Testing AMD's Giant MI300X

Hardware performance and pricing

  • Commenters see MI300X as very strong hardware, especially on memory bandwidth and LLM inference, with some specific weaknesses (e.g., global atomics).
  • It appears competitive with NVIDIA’s H100 for inference, though not clearly for training or versus newer parts (H200/B100).
  • Rumored pricing (~$15–20k, NDA in practice) plus large VRAM (192 GB) leads many to think AMD can significantly undercut NVIDIA while remaining profitable.

CUDA moat and software ecosystem

  • The dominant theme is that CUDA and NVIDIA’s software stack are the real moat.
  • Many say CUDA’s maturity, stability, tooling, and huge ecosystem make switching costly; AMD’s repeated API resets in the past have damaged trust.
  • For most ML users, high-level frameworks (PyTorch, JAX, TensorRT-LLM, vLLM) hide CUDA, but those frameworks themselves tend to be CUDA-first.

ROCm and AMD software quality

  • ROCm is widely described as immature, flaky, or “spotty,” especially on consumer GPUs; it works better on carefully supported HPC setups.
  • Some report successful training on AMD with PyTorch, others recount severe instability and poor tooling.
  • Several posts argue AMD historically treated software as a cost center, with leadership heavily hardware-focused and defensive about software weaknesses.

Strategy and market positioning

  • One view: AMD correctly targets hyperscalers and HPC, where customers can afford engineers to patch around software gaps and care most about TCO.
  • Opposing view: ignoring hobbyists/academia and not flooding the market with cheaper, large-VRAM cards cedes mindshare and deepens CUDA lock-in.
  • Debate over whether AMD’s financial history (near-bankruptcy a decade ago) justifies the slow software buildup.

Ecosystem, evangelism, and developer access

  • Multiple commenters stress the need for better evangelism, easy trial access (e.g., “Colab-like” with minimal bureaucracy), and clear compatibility matrices.
  • A hosting provider loaning MI300X systems for benchmarking and free compute is praised as a good way to bootstrap a developer flywheel.
  • There is interest in CUDA-to-AMD translation layers (HIPIFY, ZLUDA) and portable models (SYCL, Triton, Modular), but support is still uneven.

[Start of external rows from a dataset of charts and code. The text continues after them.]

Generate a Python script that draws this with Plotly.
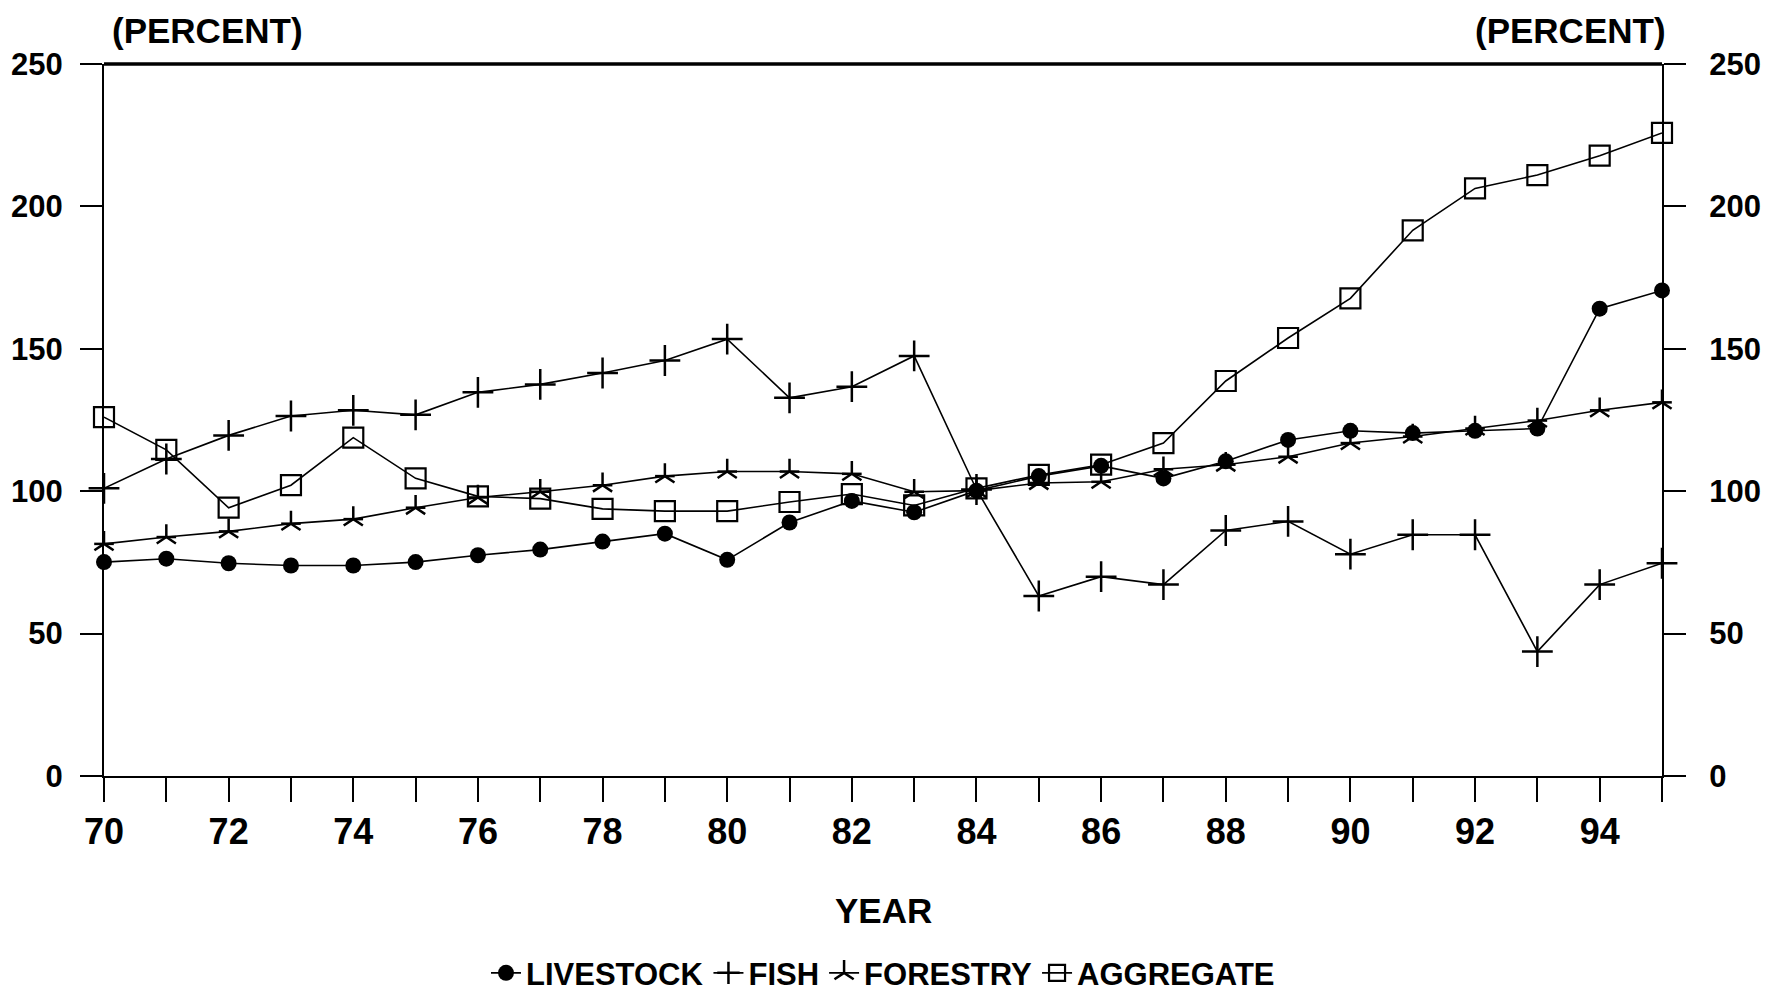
import plotly.graph_objects as go

years = list(range(70, 96))
year_labels = [str(y) if (y % 2 == 0 and y < 95) else "" for y in years]
y_ticks = [0, 50, 100, 150, 200, 250]

livestock = [75.1, 76.3, 74.7, 73.9, 73.9, 75.1, 77.5, 79.5, 82.3, 85.1, 75.9, 89.0, 96.6,
             92.6, 100.2, 105.3, 108.9, 104.5, 110.5, 118.0, 121.2, 120.4, 121.2, 122.0,
             164.1, 170.5]
fish = [101.0, 111.3, 119.6, 126.4, 128.4, 126.8, 134.7, 137.5, 141.5, 145.9, 153.4, 132.8,
        136.7, 147.5, 100.6, 63.2, 70.0, 67.2, 86.2, 89.4, 77.9, 84.7, 84.7, 43.7, 67.2, 74.7]
forestry = [81.5, 83.9, 85.9, 88.6, 90.2, 94.2, 97.8, 99.8, 102.1, 105.3, 106.9, 106.9,
            106.1, 99.8, 100.2, 102.9, 103.3, 107.7, 109.3, 112.1, 116.9, 119.2, 122.0,
            124.8, 128.4, 131.2]
aggregate = [126.0, 114.5, 94.2, 102.1, 118.8, 104.5, 98.2, 97.4, 93.8, 93.0, 93.0, 96.2,
             99.0, 95.0, 101.0, 105.7, 109.3, 116.9, 138.7, 153.8, 167.7, 191.6, 206.3,
             211.0, 217.8, 225.8]

FONT = "Liberation Sans, Arial, sans-serif"
BLACK = "#000000"

fig = go.Figure()

fig.add_trace(go.Scatter(
    x=years, y=livestock, name="<b>LIVESTOCK</b>", mode="lines+markers",
    line=dict(color=BLACK, width=1.6),
    marker=dict(symbol="circle", size=16, color=BLACK),
    cliponaxis=False))

fig.add_trace(go.Scatter(
    x=years, y=fish, name="<b>FISH</b>", mode="lines+markers",
    line=dict(color=BLACK, width=1.6),
    marker=dict(symbol="cross-thin-open", size=22, color=BLACK,
                line=dict(color=BLACK, width=2.5)),
    cliponaxis=False))

fig.add_trace(go.Scatter(
    x=years, y=forestry, name="<b>FORESTRY</b>", mode="lines+markers",
    legendgroup="forestry",
    line=dict(color=BLACK, width=1.6),
    marker=dict(symbol="y-up-open", size=16, color=BLACK,
                line=dict(color=BLACK, width=2.5)),
    cliponaxis=False))
fig.add_trace(go.Scatter(
    x=years, y=forestry, name="FORESTRY", mode="markers", showlegend=False,
    legendgroup="forestry",
    marker=dict(symbol="line-ew-open", size=14, color=BLACK,
                line=dict(color=BLACK, width=2.5)),
    cliponaxis=False))

fig.add_trace(go.Scatter(
    x=years, y=aggregate, name="<b>AGGREGATE</b>", mode="lines+markers",
    line=dict(color=BLACK, width=1.6),
    marker=dict(symbol="square-open", size=20, color=BLACK,
                line=dict(color=BLACK, width=2.2)),
    cliponaxis=False, yaxis="y2"))

fig.update_layout(
    width=1765, height=984,
    margin=dict(l=96, r=111, t=56, b=216, autoexpand=False),
    paper_bgcolor="white", plot_bgcolor="white",
    font=dict(family=FONT, size=31, color=BLACK),
    showlegend=True,
    legend=dict(orientation="h", x=0.5, xanchor="center", y=-0.277, yanchor="middle",
                font=dict(family=FONT, size=31, color=BLACK),
                itemwidth=30, tracegroupgap=0, bgcolor="rgba(0,0,0,0)"),
    xaxis=dict(range=[70, 95], tickvals=years, ticktext=["<b>%s</b>" % t if t else "" for t in year_labels],
               showgrid=False, zeroline=False,
               showline=True, linecolor=BLACK, linewidth=2,
               ticks="outside", ticklen=24, tickwidth=2, tickcolor=BLACK,
               tickfont=dict(family=FONT, size=36, color=BLACK),
               ticklabelstandoff=-1),
    yaxis=dict(range=[0, 250], tickvals=y_ticks, ticktext=["<b>%d</b>" % v for v in y_ticks],
               showgrid=False, zeroline=False,
               showline=True, linecolor=BLACK, linewidth=2,
               ticks="outside", ticklen=22, tickwidth=2, tickcolor=BLACK,
               tickfont=dict(family=FONT, size=31, color=BLACK),
               ticklabelstandoff=11),
    yaxis2=dict(range=[0, 250], tickvals=y_ticks, ticktext=["<b>%d</b>" % v for v in y_ticks],
                overlaying="y", side="right",
                showgrid=False, zeroline=False,
                showline=True, linecolor=BLACK, linewidth=2,
                ticks="outside", ticklen=22, tickwidth=2, tickcolor=BLACK,
                tickfont=dict(family=FONT, size=31, color=BLACK),
                ticklabelstandoff=17),
    shapes=[dict(type="line", xref="paper", yref="paper", x0=0.0, x1=1.0, y0=1, y1=1,
                 line=dict(color=BLACK, width=3.5))],
    annotations=[
        dict(text="<b>(PERCENT)</b>", xref="paper", yref="paper", x=0.0, y=1.0,
             xanchor="left", yanchor="middle", xshift=6, yshift=34,
             showarrow=False, font=dict(family=FONT, size=35, color=BLACK)),
        dict(text="<b>(PERCENT)</b>", xref="paper", yref="paper", x=1.0, y=1.0,
             xanchor="right", yanchor="middle", xshift=6, yshift=34,
             showarrow=False, font=dict(family=FONT, size=35, color=BLACK)),
        dict(text="<b>YEAR</b>", xref="paper", yref="paper", x=0.5, y=0.0,
             xanchor="center", yanchor="middle", yshift=-134,
             showarrow=False, font=dict(family=FONT, size=35, color=BLACK)),
    ],
)

fig.write_html("out.html")
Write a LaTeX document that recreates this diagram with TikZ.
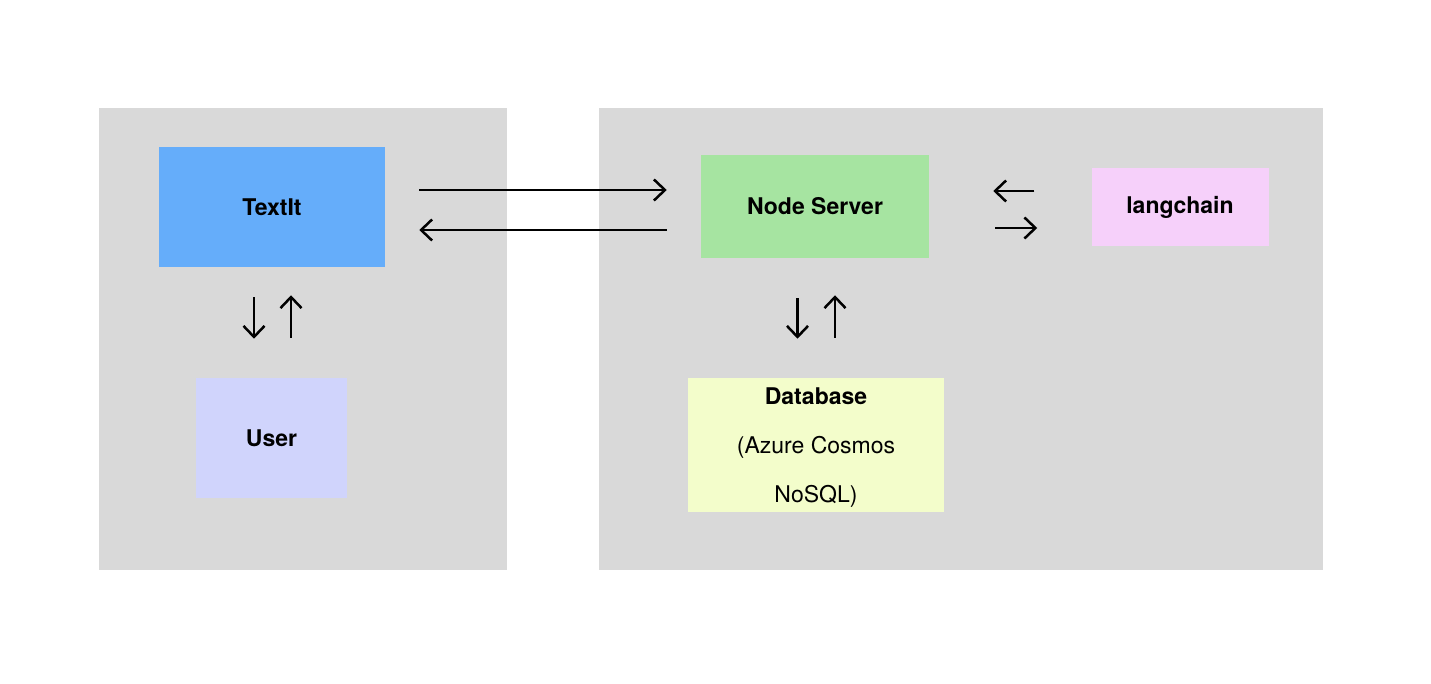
\documentclass[tikz,border=0pt]{standalone}
\usepackage{fontspec}
\setmainfont{TeX Gyre Heros}
\usetikzlibrary{arrows.meta}
\definecolor{panel}{HTML}{D9D9D9}
\definecolor{textitblue}{HTML}{65ADFA}
\definecolor{userblue}{HTML}{D0D4FC}
\definecolor{servergreen}{HTML}{A6E4A1}
\definecolor{langpink}{HTML}{F6D0FA}
\definecolor{dbyellow}{HTML}{F3FDCB}
\begin{document}
\begin{tikzpicture}[x=0.5pt, y=-0.5pt, line width=1.25pt, >={Straight Barb[length=5.5pt,width=10.5pt]},
    box/.style={inner sep=0pt, font=\fontsize{11.5}{14}\selectfont\bfseries}]
    \useasboundingbox (0,0) rectangle (1431,684);
    % grey panels
    \fill[panel] (99,108) rectangle (507,570);
    \fill[panel] (599,108) rectangle (1323,570);
    % boxes
    \node[box, fill=textitblue, minimum width=113pt, minimum height=60pt] (textit) at (272,207) {TextIt};
    \node[box, fill=userblue, minimum width=75.5pt, minimum height=60pt] (user) at (271.5,438) {User};
    \node[box, fill=servergreen, minimum width=114pt, minimum height=51.5pt] (server) at (815,206.5) {Node Server};
    \node[box, fill=langpink, minimum width=88.5pt, minimum height=39pt] (lang) at (1180,207) {langchain};
    \node[inner sep=0pt, fill=dbyellow, minimum width=128pt, minimum height=67pt,
        label={[align=center, yshift=-1.5pt, font=\fontsize{11.5}{24.5}\selectfont]center:{\textbf{Database}\\(Azure Cosmos\\NoSQL)}}] (db) at (816,445) {};
    % arrows
    \draw[->, shorten <=16.5pt, shorten >=16.5pt] (textit.east |- 0,190) -- (server.west |- 0,190);
    \draw[->, shorten <=16.5pt, shorten >=16.5pt] (server.west |- 0,230) -- (textit.east |- 0,230);
    \draw[->, shorten <=28pt, shorten >=31.5pt] (lang.west |- 0,191) -- (server.east |- 0,191);
    \draw[->, shorten <=32.5pt, shorten >=26.5pt] (server.east |- 0,228) -- (lang.west |- 0,228);
    \draw[->, shorten <=14.5pt, shorten >=19pt] (textit.south -| 254,0) -- (user.north -| 254,0);
    \draw[->, shorten <=19.5pt, shorten >=13.5pt] (user.north -| 291,0) -- (textit.south -| 291,0);
    \draw[->, shorten <=19.5pt, shorten >=19pt] (server.south -| 797.5,0) -- (db.north -| 797.5,0);
    \draw[->, shorten <=19.5pt, shorten >=18pt] (db.north -| 835,0) -- (server.south -| 835,0);
\end{tikzpicture}
\end{document}
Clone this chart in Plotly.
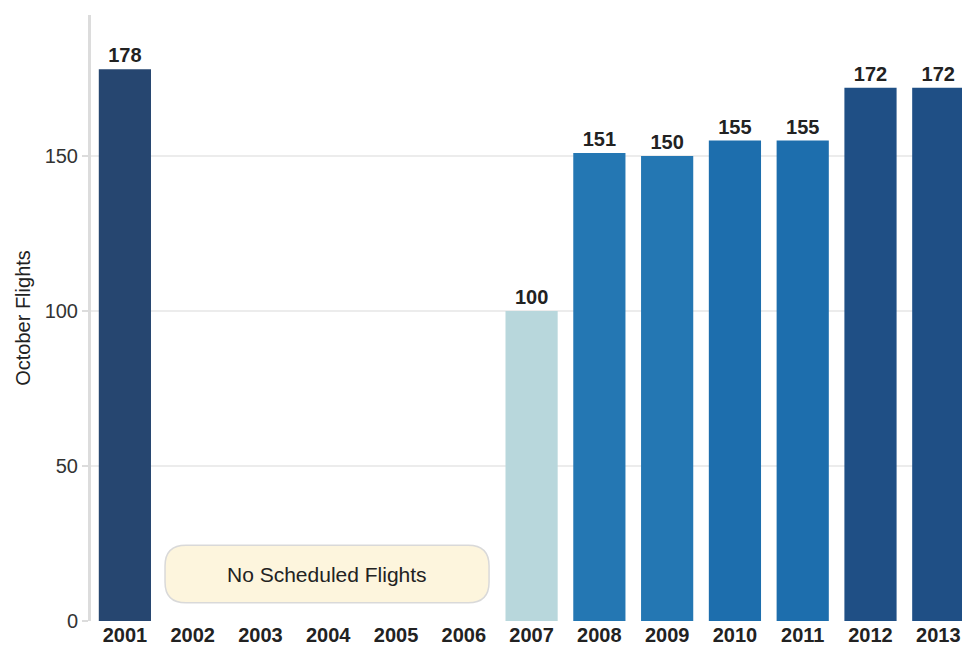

Use cases, benchmarks, and limits

  • LLM inference discussion centers on bandwidth-limited tokens/sec; a simple model shows ~37 tokens/s for LLaMA 3 70B on a single MI300X, higher with batching.
  • Some explore potential in production rendering and unified CPU–GPU memory (MI300A APU), as well as home/desktop setups, but VRAM and cost remain major constraints.
  • Several call for more realistic multi-GPU, high-batch, concurrent-request benchmarks for LLM inference.